EXERCISE INSTRUCTIONS:
Omit all images. Write out the rest of the material exactly.

SUPPLIED INFORMATION:
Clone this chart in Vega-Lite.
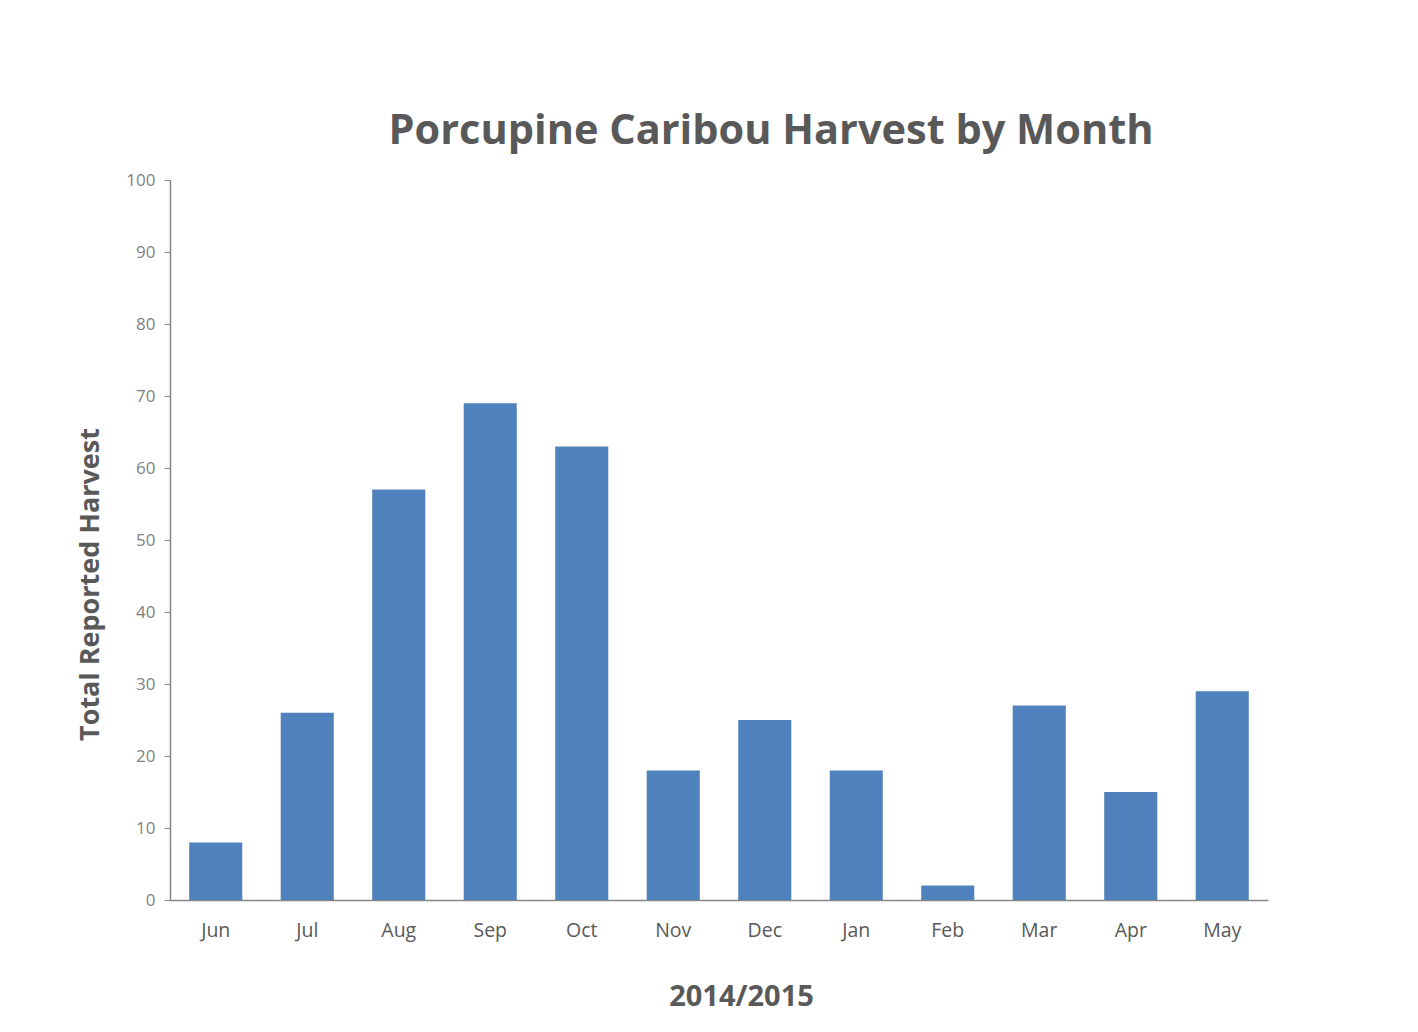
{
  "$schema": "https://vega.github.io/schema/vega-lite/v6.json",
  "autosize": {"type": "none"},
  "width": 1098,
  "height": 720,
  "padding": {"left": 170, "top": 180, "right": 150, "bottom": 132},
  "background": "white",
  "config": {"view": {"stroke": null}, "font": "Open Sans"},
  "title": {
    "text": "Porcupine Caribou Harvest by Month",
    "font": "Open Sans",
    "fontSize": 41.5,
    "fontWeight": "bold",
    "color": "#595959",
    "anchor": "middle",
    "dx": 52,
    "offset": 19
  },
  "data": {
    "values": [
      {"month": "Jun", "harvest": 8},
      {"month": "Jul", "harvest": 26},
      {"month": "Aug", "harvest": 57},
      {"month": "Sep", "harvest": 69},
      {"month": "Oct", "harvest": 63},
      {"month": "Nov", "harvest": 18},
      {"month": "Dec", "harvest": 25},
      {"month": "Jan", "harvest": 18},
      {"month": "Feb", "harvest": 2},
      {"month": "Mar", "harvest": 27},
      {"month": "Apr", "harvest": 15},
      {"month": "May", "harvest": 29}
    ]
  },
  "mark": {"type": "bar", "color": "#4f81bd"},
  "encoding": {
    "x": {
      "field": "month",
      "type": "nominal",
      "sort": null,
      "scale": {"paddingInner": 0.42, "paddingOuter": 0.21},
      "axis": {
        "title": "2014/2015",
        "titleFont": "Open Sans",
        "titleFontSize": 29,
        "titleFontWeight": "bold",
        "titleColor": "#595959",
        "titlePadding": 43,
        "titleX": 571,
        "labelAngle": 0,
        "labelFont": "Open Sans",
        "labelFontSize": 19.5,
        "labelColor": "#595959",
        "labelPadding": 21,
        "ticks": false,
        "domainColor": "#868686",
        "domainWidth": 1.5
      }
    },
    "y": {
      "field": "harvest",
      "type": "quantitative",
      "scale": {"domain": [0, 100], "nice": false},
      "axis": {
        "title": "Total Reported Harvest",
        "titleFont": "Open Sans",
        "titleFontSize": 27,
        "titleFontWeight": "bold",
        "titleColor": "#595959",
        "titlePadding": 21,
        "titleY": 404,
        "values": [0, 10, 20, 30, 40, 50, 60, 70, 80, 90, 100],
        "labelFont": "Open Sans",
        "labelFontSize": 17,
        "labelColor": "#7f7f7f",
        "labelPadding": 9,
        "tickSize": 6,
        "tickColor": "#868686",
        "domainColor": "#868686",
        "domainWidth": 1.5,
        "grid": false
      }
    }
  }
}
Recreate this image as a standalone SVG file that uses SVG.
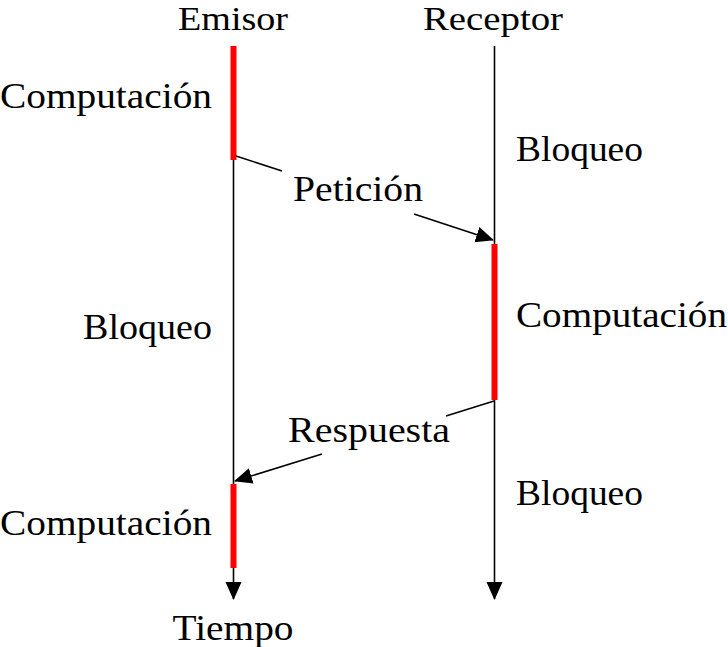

WRITTEN ANSWER:
Clone this chart in Vega-Lite.
{
  "$schema": "https://vega.github.io/schema/vega-lite/v6.json",
  "autosize": {"type": "none"},
  "width": 1098,
  "height": 720,
  "padding": {"left": 170, "top": 180, "right": 150, "bottom": 132},
  "background": "white",
  "config": {"view": {"stroke": null}, "font": "Open Sans"},
  "title": {
    "text": "Porcupine Caribou Harvest by Month",
    "font": "Open Sans",
    "fontSize": 41.5,
    "fontWeight": "bold",
    "color": "#595959",
    "anchor": "middle",
    "dx": 52,
    "offset": 19
  },
  "data": {
    "values": [
      {"month": "Jun", "harvest": 8},
      {"month": "Jul", "harvest": 26},
      {"month": "Aug", "harvest": 57},
      {"month": "Sep", "harvest": 69},
      {"month": "Oct", "harvest": 63},
      {"month": "Nov", "harvest": 18},
      {"month": "Dec", "harvest": 25},
      {"month": "Jan", "harvest": 18},
      {"month": "Feb", "harvest": 2},
      {"month": "Mar", "harvest": 27},
      {"month": "Apr", "harvest": 15},
      {"month": "May", "harvest": 29}
    ]
  },
  "mark": {"type": "bar", "color": "#4f81bd"},
  "encoding": {
    "x": {
      "field": "month",
      "type": "nominal",
      "sort": null,
      "scale": {"paddingInner": 0.42, "paddingOuter": 0.21},
      "axis": {
        "title": "2014/2015",
        "titleFont": "Open Sans",
        "titleFontSize": 29,
        "titleFontWeight": "bold",
        "titleColor": "#595959",
        "titlePadding": 43,
        "titleX": 571,
        "labelAngle": 0,
        "labelFont": "Open Sans",
        "labelFontSize": 19.5,
        "labelColor": "#595959",
        "labelPadding": 21,
        "ticks": false,
        "domainColor": "#868686",
        "domainWidth": 1.5
      }
    },
    "y": {
      "field": "harvest",
      "type": "quantitative",
      "scale": {"domain": [0, 100], "nice": false},
      "axis": {
        "title": "Total Reported Harvest",
        "titleFont": "Open Sans",
        "titleFontSize": 27,
        "titleFontWeight": "bold",
        "titleColor": "#595959",
        "titlePadding": 21,
        "titleY": 404,
        "values": [0, 10, 20, 30, 40, 50, 60, 70, 80, 90, 100],
        "labelFont": "Open Sans",
        "labelFontSize": 17,
        "labelColor": "#7f7f7f",
        "labelPadding": 9,
        "tickSize": 6,
        "tickColor": "#868686",
        "domainColor": "#868686",
        "domainWidth": 1.5,
        "grid": false
      }
    }
  }
}
Recreate this image as a standalone SVG file that uses SVG.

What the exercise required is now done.